Moreover, he said, “These six groups don’t include the Russians. The Russians operate not so much in gambling but mainly in prostitution and extortion — although some of the Israeli groups also specialize in extortion of houses of prostitution.”
It was the killing of Mizrahi last week that shone the spotlight on the gang wars. Described as one of the most wanted and colorful figures in the Israeli underworld, Mizrahi was a leader of the so-called “Israeli Mafia” operating in Brooklyn during the late 1980s. He moved to New York after serving five years in Israel for armed robbery, and became the right-hand man of Yehuda “Johnny” Attias, who headed a gang of former Israelis specializing in heroin and cocaine smuggling, gasoline racketeering and extortion.

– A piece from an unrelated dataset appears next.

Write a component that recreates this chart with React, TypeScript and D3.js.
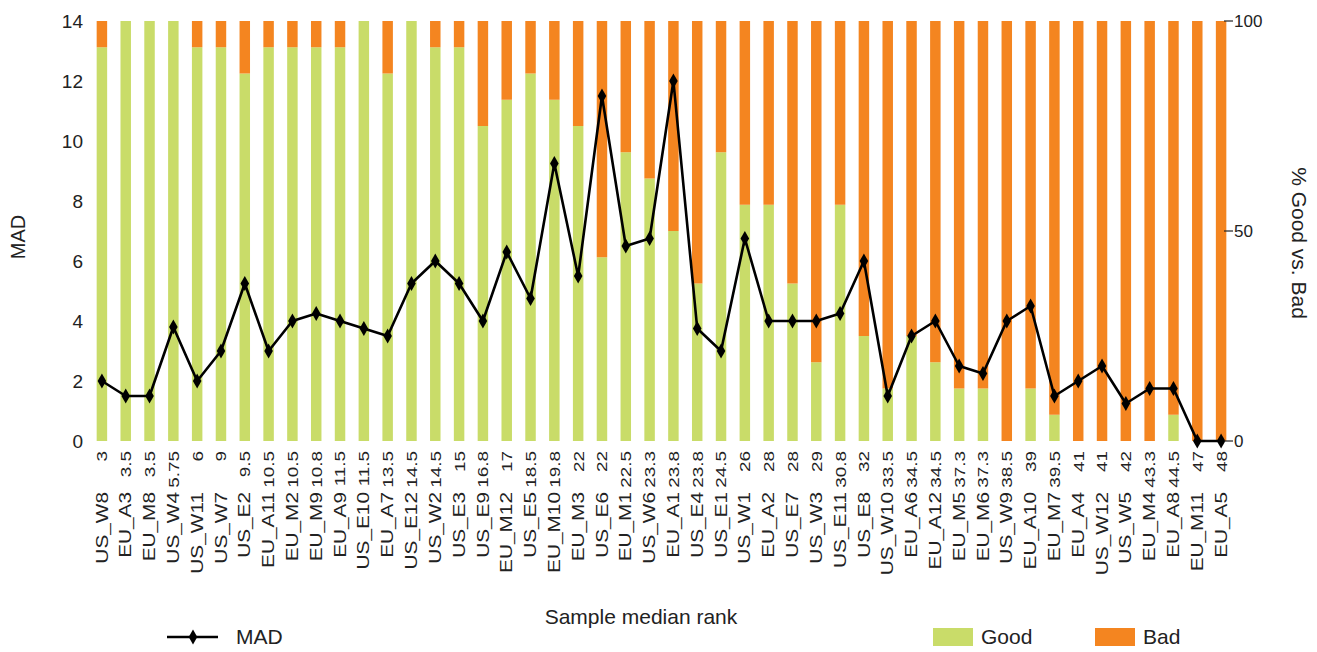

When he returned to Israel in the early 1990s, Mizrahi was under suspicion in two murder cases. He was suspected of kidnapping and murdering fellow Israeli émigré Albert “Babar” Shushan on the way to New York’s Kennedy Airport in March 1988 in what was believed to be a drug dispute.
A year later, Michael Markowitz, a Romanian-born Israeli-American and suspected FBI informant, was found dead with three bullets in his head in his car in the Sheepshead Bay section of Brooklyn. Though Israeli, Markowitz was described by New York police as a significant figure in the “Russian Mafia” in Brooklyn. They said the Israeli mob in New York did not accept him because he was an Ashkenazic Jew and the Israeli mob was exclusively Sephardic. New York police suspected Mizrahi and Attias of his murder, though the motive was unclear.
Attias was killed in 1990. Mizrahi fled to Israel after his white Lincoln was blown up outside an Israeli-owned nightclub. He was arrested two years later, based on evidence sent to Israel by American authorities. After Israel refused to extradite him, he was put on trial in Tel Aviv. The FBI sent dozens of agents to assist in the months-long trial, but he was acquitted in 1996 on the two murder charges. However, he was convicted of smuggling four kilograms of heroin from Holland to New York and sentenced to 12 years in prison.
After his release on parole in 2001, police say he returned to illegal gambling operations, loan sharking and liquor smuggling. Police said his death was probably due to a falling out with gambling associates and was not connected to the broader gang wars.
Other observers say it is not clear which killings are related to which. Amir said the bloodshed was likely to grow, though he sees a ray of light.
“In the near future, yes, it will grow, because they are strong, and there is not enough police manpower, not enough of a budget, to fight it,” he said. “But eventually the police will get a bigger budget for organized crime, and there will be more intensive, pro-active policing. This is what is likely to happen.”